Green Jack Brewery proudly lays its claim to the title of the United Kingdom’s most easterly brewery. They’re located in the ocean-side town of Lowestoft, in England’s Suffolk County. While the brewery itself is a relatively new entrant to the world beer scene, its hometown has a rather storied history; it was one of the oldest sites of known human habitation in England, dating back to flint tools from upwards of 700,000 years back. (Beer options back then: iffy.)
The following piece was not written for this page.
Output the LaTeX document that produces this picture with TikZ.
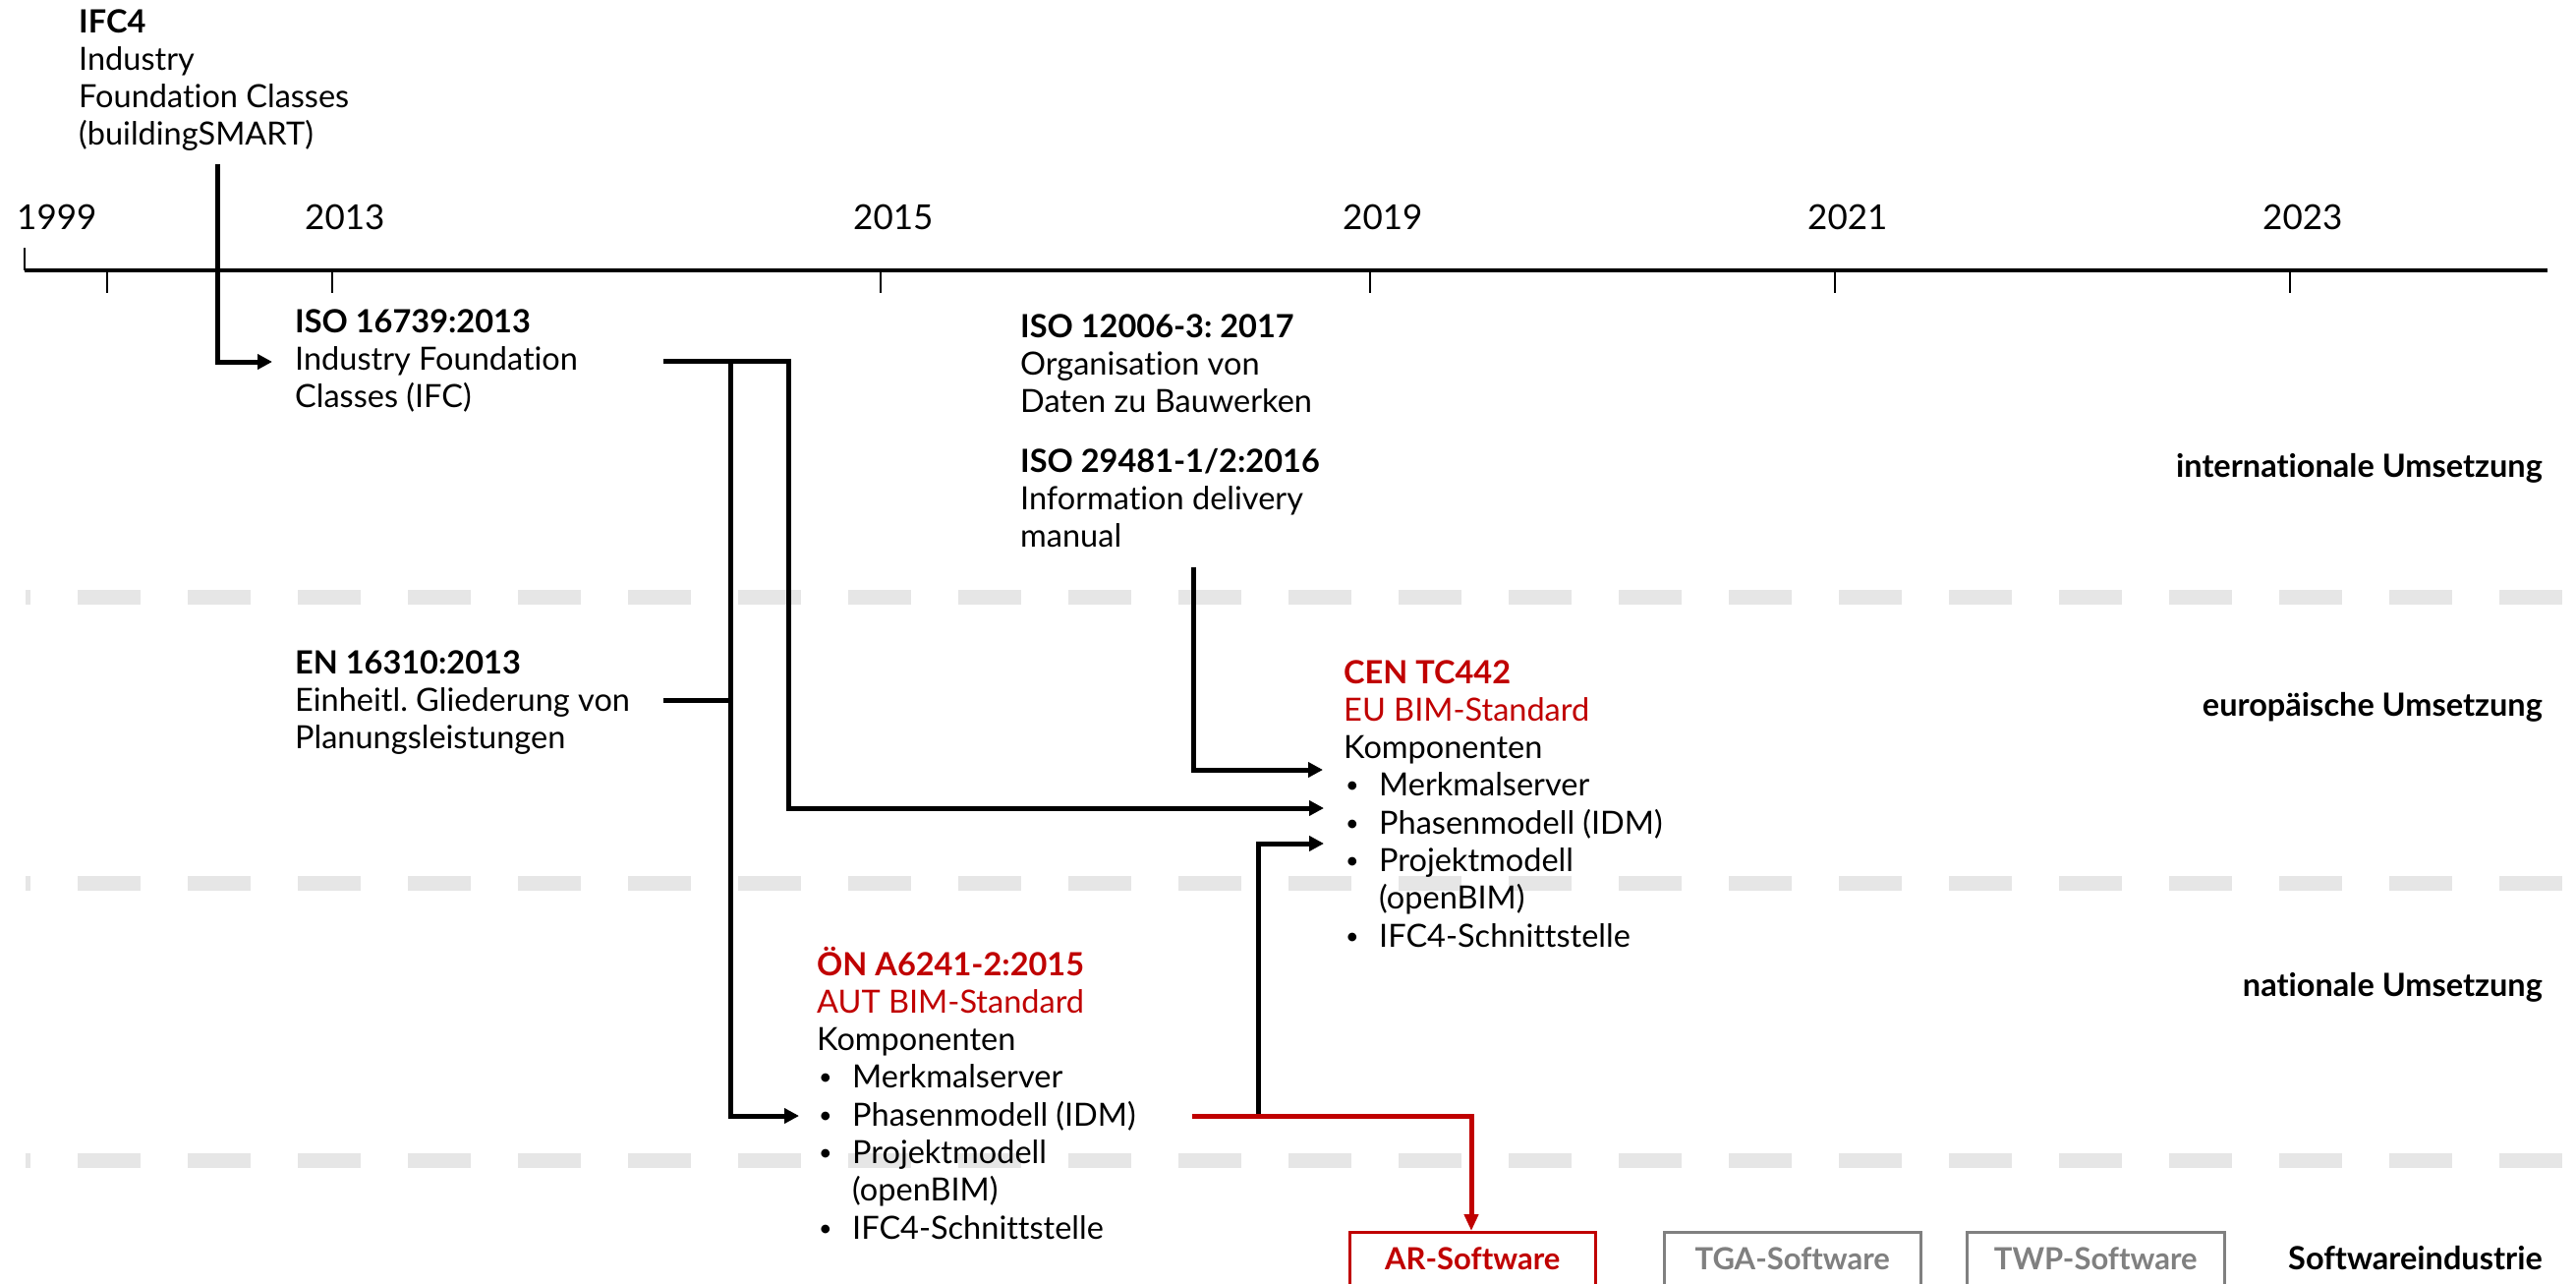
\documentclass[tikz,border=0pt]{standalone}
\usepackage{graphicx}
\usepackage{fontspec}
\setmainfont{Lato}[Ligatures=NoCommon]
\usetikzlibrary{arrows.meta}
\definecolor{rd}{HTML}{C00000}
\definecolor{gr}{HTML}{808080}
\definecolor{lanegray}{HTML}{E6E6E6}
\newcommand\bitem{\makebox[36pt][l]{\hspace{2pt}\raisebox{3pt}{\scalebox{0.72}{•}}}}
\newcommand\bind{\hspace{36pt}}
\frenchspacing
\begin{document}
\begin{tikzpicture}[x=1pt,y=-1pt,
  txt/.style={anchor=base west, inner sep=0pt, align=left, font=\fontsize{32.5}{38.3}\selectfont},
  yr/.style={anchor=base west, inner sep=0pt, font=\fontsize{35}{40}\selectfont},
  lbl/.style={anchor=base east, inner sep=0pt, font=\fontsize{32.5}{38}\selectfont\bfseries},
  conn/.style={line width=5pt, -{Triangle[length=15pt,width=15pt]}},
  plain/.style={line width=5pt},
  redconn/.style={rd, line width=5pt, -{Triangle[length=17pt,width=14pt]}},
  lanesep/.style={lanegray, line width=15pt, dash pattern=on 64pt off 48pt, dash phase=59pt},
  axisline/.style={line width=3.3pt},
  tick/.style={line width=2pt},
  swbox/.style={draw, line width=2.5pt, anchor=north west, inner xsep=0pt, inner ysep=0pt,
    text height=38pt, text depth=80pt, align=center, font=\fontsize{31}{38}\selectfont\bfseries}
]
\clip (0,0) rectangle (2621,1306);
\fill[white] (0,0) rectangle (2621,1306);

% lane separators
\coordinate (l1a) at (26,607);  \coordinate (l1b) at (2607,607);
\coordinate (l2a) at (26,898);  \coordinate (l2b) at (2607,898);
\coordinate (l3a) at (26,1180); \coordinate (l3b) at (2607,1180);
\draw[lanesep] (l1a) -- (l1b);
\draw[lanesep] (l2a) -- (l2b);
\draw[lanesep] (l3a) -- (l3b);

% time axis
\coordinate (ax0) at (25,275);
\coordinate (ax1) at (2592,275);
\coordinate (ax0top) at (25,252);
\draw[axisline] (ax0) -- (ax1);
\draw[tick] (ax0top) -- (ax0);
\foreach \n/\x in {a/109,b/338,c/896,d/1394,e/1867,f/2330}{
  \coordinate (t\n) at (\x,275);
  \coordinate (t\n b) at (\x,298);
  \draw[tick] (t\n) -- (t\n b);
}
\node[yr] (y1999) at (17,233) {1999};
\node[yr] (y2013) at (310,233) {2013};
\node[yr] (y2015) at (868,233) {2015};
\node[yr] (y2019) at (1366,233) {2019};
\node[yr] (y2021) at (1839,233) {2021};
\node[yr] (y2023) at (2302,233) {2023};

% text nodes (anchor = baseline of the last line)
\node[txt] (ifc4) at (80,33+3*38.3) {\textbf{IFC4}\\Industry\\Foundation Classes\\(buildingSMART)};
\node[txt] (iso16739) at (300,338+2*38.3) {\textbf{ISO 16739:2013}\\Industry Foundation\\Classes (IFC)};
\node[txt] (iso12006) at (1038,343+2*38.3) {\textbf{ISO 12006-3: 2017}\\Organisation von\\Daten zu Bauwerken};
\node[txt] (iso29481) at (1038,480+2*38.3) {\textbf{ISO 29481-1/2:2016}\\Information delivery\\manual};
\node[txt] (en16310) at (300,685+2*38.3) {\textbf{EN 16310:2013}\\Einheitl. Gliederung von\\Planungsleistungen};
\node[txt] (cen) at (1367,695+7*38.3) {\textcolor{rd}{\textbf{CEN TC442}}\\\textcolor{rd}{EU BIM-Standard}\\Komponenten\\\bitem Merkmalserver\\\bitem Phasenmodell (IDM)\\\bitem Projektmodell\\\bind(openBIM)\\\bitem IFC4-Schnittstelle};
\node[txt] (oen) at (831,992+7*38.3) {\textcolor{rd}{\textbf{ÖN A6241-2:2015}}\\\textcolor{rd}{AUT BIM-Standard}\\Komponenten\\\bitem Merkmalserver\\\bitem Phasenmodell (IDM)\\\bitem Projektmodell\\\bind(openBIM)\\\bitem IFC4-Schnittstelle};

% lane labels
\node[lbl] (intl) at (2587,485) {internationale Umsetzung};
\node[lbl] (euro) at (2587,728) {europäische Umsetzung};
\node[lbl] (natl) at (2587,1013) {nationale Umsetzung};
\node[lbl] (swind) at (2587,1291) {Softwareindustrie};

% software boxes
\node[swbox, rd, minimum width=250pt] (ar) at (1372,1252) {AR-Software};
\node[swbox, gr, minimum width=261pt] (tga) at (1692,1252) {TGA-Software};
\node[swbox, gr, minimum width=262pt] (twp) at (2000,1252) {TWP-Software};

% connector coordinates
\coordinate (ifcA) at (221,167);
\coordinate (ifcB) at (221,368);
\coordinate (isoIn) at (277,368);
\coordinate (isoOut) at (675,367);
\coordinate (brA) at (743,367);
\coordinate (brB) at (802,367);
\coordinate (brBdown) at (802,822);
\coordinate (cenIn2) at (1347,822);
\coordinate (enOut) at (675,712);
\coordinate (enJ) at (743,712);
\coordinate (brAdown) at (743,1135);
\coordinate (oenIn) at (813,1135);
\coordinate (idmA) at (1214,577);
\coordinate (idmB) at (1214,783);
\coordinate (cenIn1) at (1346,783);
\coordinate (oenOut) at (1213,1135);
\coordinate (upJ) at (1280,1135);
\coordinate (upB) at (1280,858);
\coordinate (cenIn3) at (1347,858);
\coordinate (redJ) at (1497,1135);

\draw[conn] (ifcA) -- (ifcB) -- (isoIn);
\draw[conn] (isoOut) -- (brB) -- (brBdown) -- (cenIn2);
\draw[conn] (brA) -- (brAdown) -- (oenIn);
\draw[plain] (enOut) -- (enJ);
\draw[conn] (idmA) -- (idmB) -- (cenIn1);
\draw[conn] (upJ) -- (upB) -- (cenIn3);
\draw[redconn] (oenOut) -- (redJ) -- (ar.north -| redJ);
\end{tikzpicture}
\end{document}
In far more recent times, Lowestoft’s seaside location helped it become an important fishing village from the Middle Ages forward, and trawlers and traders made livings from catches of cod, herring, and a flatfish called plaice. While its fishing industry has subsided over the years in favor of tourism and a burgeoning renewable energy industry—massive wind turbines and towers: that sort of thing—Lowestoft still has a very strong heritage there. Green Jack’s beer names often reflect that precedent: like Red Herring, Gone Fishing ESB, and Baltic Trader.

Green Jack Brewery was officially founded back in 2003 by husband-and-wife team Timothy and Lee Dunford, with Tim currently serving as the master brewer. The brewery started as a pretty small operation, since becoming one of the larger real-ale breweries in the area. Today, about 90% of the production still heads into casks, while that remainder is allocated for their bottled releases. Green Jack beers were initially picked up for U.S. distribution by our friends at Vanburg & DeWulf, and a modest bit of the brewery’s production manages to make it out to various international destinations. That said… distribution has been particularly tight as of late, and we’re grateful to get the lion’s share of this batch of Baltic Trader for our members.

Green Jack’s award-winning Rippa (as labeled for stateside distribution, versus ‘Ripper’ back home) is their other main bottled product that’s made a splash in the U.S. thus far. It’s their take on a rich and fruity barleywine—though it’s influenced by Belgian-style tripels. We dug both Rippa and Baltic Trader, in particular, but the brewery’s other core releases have given some highly endearing experiences thus far. Following that session-ale heritage of their local surroundings, most of the other Green Jack main releases are on the lighter side of the ABV scale, with highlights including the Citra-hopped Orange Wheat Beer (4.2%), Drifter (4.0%, and dosed with Polish Marynka hops), and a nicely smoked beer called Red Herring (5.0%).

That final one, brewed with oak- and beechwood-smoked malts, points to more than just the nearby history. One of Green Jack’s breweries was, in fact, previously a herring smokehouse.

Green Jack releases revolve around the use of locally malted wheat and Flagon winter barley, mixing whole-cone English hops with New World ones, and four main strains of English ale yeasts employed by the brewery that have, apparently, been in use for over a hundred years

The brewery’s Rippa barleywine was previously the named Supreme Champion Winter Beer of Great Britain, among a slew of other awards. And our current release is no less renowned on that front, with a bunch of gold medals, for good measure. We’ve been really happy with what we’ve been tasting from this rising-star UK brewery—and we think you will be, too.